#### WORK INSTRUCTIONS:
Reproduce, exactly and in full, the lines from the one with "Rebuild this chart" through the one with "fig = plt.figure(figsize=(W" in the data below; drop pictures.

#### RECORDS FOR THIS EXERCISE:
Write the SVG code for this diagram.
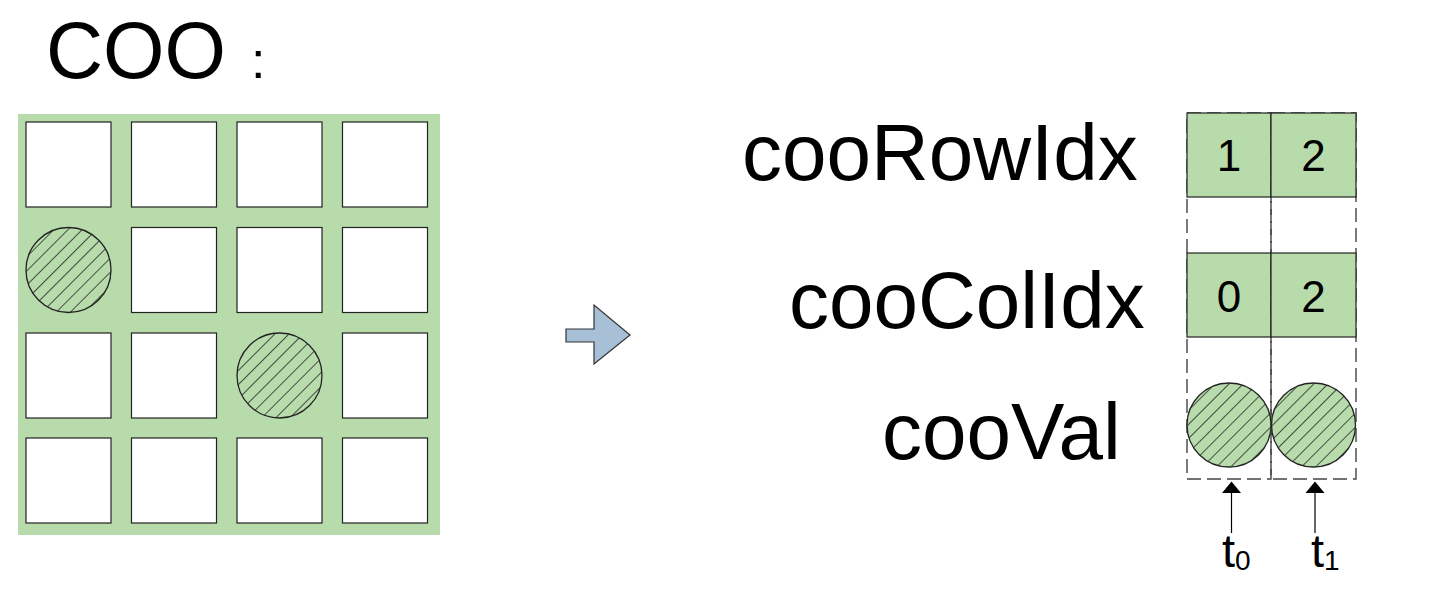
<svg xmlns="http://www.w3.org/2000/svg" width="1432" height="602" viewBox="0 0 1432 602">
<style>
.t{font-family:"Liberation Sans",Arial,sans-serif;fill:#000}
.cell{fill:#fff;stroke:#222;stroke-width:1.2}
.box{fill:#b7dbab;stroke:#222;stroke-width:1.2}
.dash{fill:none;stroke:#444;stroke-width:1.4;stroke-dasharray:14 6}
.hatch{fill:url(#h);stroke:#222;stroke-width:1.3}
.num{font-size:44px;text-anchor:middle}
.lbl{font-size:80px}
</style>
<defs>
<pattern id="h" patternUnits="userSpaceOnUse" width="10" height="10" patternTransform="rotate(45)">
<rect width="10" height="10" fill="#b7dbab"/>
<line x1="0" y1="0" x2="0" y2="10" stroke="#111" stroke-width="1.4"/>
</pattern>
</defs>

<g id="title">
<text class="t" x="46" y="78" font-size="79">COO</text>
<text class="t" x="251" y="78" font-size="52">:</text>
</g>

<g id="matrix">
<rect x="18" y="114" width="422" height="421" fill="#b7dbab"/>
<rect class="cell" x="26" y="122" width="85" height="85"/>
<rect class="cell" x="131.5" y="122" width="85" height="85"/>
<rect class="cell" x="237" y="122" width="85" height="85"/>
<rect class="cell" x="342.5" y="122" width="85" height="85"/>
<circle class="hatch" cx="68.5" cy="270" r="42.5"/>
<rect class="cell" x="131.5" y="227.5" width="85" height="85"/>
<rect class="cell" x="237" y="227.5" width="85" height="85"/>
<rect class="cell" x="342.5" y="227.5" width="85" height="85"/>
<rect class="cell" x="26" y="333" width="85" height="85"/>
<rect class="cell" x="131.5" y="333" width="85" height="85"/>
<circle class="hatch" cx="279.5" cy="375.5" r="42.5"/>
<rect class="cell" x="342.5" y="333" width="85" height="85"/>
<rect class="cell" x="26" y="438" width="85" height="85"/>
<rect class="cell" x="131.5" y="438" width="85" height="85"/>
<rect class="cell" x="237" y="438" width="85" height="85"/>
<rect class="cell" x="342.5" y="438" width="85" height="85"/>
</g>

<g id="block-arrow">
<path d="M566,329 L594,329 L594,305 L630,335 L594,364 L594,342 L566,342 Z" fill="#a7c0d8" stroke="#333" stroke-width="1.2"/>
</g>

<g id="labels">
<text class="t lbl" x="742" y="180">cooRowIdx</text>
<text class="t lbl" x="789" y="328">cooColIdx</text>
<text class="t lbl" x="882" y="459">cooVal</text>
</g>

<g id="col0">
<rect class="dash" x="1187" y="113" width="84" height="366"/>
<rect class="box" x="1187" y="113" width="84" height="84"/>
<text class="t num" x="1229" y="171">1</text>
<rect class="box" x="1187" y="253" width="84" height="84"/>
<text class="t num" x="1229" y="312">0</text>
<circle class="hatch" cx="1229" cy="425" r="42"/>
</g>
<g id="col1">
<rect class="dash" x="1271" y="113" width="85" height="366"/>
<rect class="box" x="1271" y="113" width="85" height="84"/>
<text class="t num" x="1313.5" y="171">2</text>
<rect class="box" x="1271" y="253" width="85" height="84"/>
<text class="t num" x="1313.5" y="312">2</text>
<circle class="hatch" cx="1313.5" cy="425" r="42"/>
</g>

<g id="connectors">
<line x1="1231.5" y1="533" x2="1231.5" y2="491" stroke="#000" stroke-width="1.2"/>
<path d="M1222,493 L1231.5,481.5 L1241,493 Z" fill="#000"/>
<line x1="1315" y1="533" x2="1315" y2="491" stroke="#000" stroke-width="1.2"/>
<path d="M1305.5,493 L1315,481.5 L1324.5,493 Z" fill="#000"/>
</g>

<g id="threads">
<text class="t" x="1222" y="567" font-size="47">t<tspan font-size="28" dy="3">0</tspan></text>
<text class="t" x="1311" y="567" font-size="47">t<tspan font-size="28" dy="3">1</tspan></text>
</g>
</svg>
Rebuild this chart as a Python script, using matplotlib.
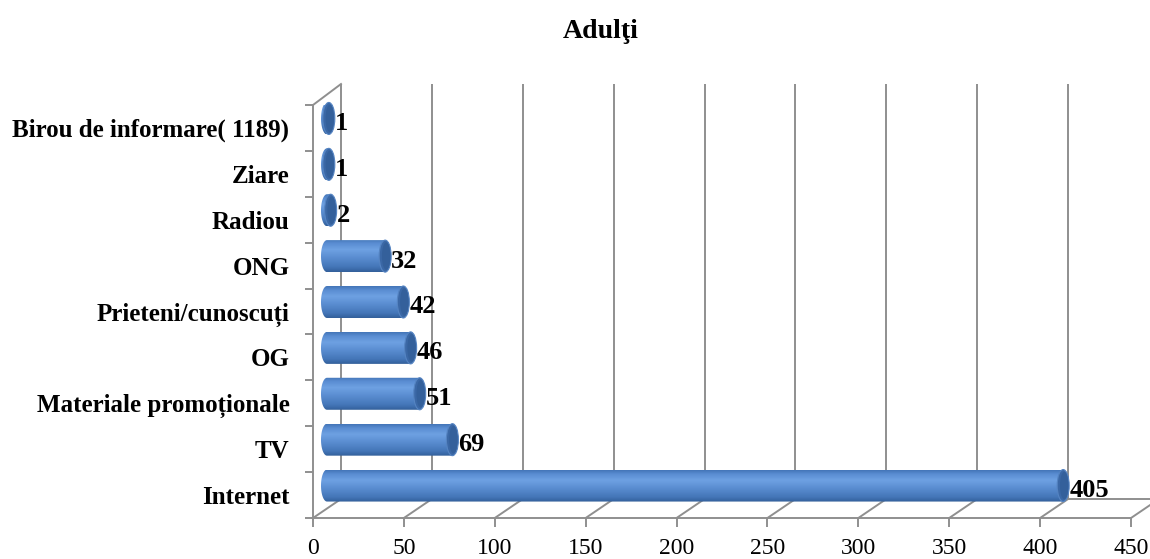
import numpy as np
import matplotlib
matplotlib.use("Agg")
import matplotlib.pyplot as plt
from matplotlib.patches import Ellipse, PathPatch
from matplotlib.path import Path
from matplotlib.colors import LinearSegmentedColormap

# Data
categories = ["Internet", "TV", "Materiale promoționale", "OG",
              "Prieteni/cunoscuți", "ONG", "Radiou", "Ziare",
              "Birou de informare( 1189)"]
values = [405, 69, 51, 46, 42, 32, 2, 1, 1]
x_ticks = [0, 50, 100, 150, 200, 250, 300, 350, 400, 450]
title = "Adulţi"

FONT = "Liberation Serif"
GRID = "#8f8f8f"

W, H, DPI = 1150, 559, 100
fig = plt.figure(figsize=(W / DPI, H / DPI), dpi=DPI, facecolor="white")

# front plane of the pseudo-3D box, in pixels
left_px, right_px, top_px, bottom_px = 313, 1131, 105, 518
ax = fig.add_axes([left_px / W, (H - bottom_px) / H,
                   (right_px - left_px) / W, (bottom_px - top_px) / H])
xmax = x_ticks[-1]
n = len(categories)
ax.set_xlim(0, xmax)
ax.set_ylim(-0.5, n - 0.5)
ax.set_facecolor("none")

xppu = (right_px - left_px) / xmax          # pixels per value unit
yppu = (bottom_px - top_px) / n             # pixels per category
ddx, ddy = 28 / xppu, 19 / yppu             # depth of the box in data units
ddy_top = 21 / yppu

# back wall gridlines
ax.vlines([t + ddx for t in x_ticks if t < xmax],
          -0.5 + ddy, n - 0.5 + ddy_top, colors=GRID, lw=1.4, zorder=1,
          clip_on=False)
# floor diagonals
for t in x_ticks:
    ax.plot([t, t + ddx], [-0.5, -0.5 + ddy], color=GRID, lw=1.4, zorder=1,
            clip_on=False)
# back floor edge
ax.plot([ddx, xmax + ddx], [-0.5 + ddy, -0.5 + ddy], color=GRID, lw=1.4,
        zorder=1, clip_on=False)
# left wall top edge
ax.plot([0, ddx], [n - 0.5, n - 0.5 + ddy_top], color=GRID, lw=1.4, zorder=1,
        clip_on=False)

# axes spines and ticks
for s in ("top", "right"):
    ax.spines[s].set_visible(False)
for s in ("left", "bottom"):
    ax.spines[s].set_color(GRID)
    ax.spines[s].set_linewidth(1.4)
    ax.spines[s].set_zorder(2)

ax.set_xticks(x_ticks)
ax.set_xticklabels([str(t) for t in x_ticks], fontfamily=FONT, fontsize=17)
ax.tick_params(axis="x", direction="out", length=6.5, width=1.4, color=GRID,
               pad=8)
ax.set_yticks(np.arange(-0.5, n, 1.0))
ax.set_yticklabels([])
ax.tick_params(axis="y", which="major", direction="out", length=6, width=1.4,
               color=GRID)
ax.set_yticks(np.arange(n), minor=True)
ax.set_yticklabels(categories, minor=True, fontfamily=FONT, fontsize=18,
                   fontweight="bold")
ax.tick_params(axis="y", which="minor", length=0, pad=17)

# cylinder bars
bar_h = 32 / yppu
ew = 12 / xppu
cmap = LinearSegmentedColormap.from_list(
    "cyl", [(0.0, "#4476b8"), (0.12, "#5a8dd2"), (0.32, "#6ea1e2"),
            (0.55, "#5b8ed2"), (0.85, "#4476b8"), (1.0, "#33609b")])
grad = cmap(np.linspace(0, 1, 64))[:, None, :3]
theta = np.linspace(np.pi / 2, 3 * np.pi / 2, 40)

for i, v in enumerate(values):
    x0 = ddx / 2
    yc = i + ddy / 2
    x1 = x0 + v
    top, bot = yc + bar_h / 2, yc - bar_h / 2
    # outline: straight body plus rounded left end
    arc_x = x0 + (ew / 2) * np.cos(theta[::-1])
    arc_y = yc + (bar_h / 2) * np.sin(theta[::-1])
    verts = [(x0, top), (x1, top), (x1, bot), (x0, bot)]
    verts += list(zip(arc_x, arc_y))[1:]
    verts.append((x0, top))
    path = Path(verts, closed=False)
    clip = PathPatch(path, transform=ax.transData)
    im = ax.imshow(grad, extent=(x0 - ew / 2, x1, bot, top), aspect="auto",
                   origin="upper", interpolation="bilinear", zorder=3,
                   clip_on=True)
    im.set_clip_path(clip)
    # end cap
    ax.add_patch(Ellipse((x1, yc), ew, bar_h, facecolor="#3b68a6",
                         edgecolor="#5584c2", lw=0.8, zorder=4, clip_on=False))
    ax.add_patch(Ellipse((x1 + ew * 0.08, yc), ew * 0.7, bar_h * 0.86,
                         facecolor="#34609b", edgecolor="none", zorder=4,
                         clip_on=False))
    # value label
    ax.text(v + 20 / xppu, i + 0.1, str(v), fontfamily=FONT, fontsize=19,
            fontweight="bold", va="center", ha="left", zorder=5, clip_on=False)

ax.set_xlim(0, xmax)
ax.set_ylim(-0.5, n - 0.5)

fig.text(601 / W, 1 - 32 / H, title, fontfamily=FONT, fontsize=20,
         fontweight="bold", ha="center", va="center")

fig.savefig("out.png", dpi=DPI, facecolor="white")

#### REPLY:
Rebuild this chart as a Python script, using matplotlib.
import numpy as np
import matplotlib
matplotlib.use("Agg")
import matplotlib.pyplot as plt
from matplotlib.patches import Ellipse, PathPatch
from matplotlib.path import Path
from matplotlib.colors import LinearSegmentedColormap

# Data
categories = ["Internet", "TV", "Materiale promoționale", "OG",
              "Prieteni/cunoscuți", "ONG", "Radiou", "Ziare",
              "Birou de informare( 1189)"]
values = [405, 69, 51, 46, 42, 32, 2, 1, 1]
x_ticks = [0, 50, 100, 150, 200, 250, 300, 350, 400, 450]
title = "Adulţi"

FONT = "Liberation Serif"
GRID = "#8f8f8f"

W, H, DPI = 1150, 559, 100
fig = plt.figure(figsize=(W / DPI, H / DPI), dpi=DPI, facecolor="white")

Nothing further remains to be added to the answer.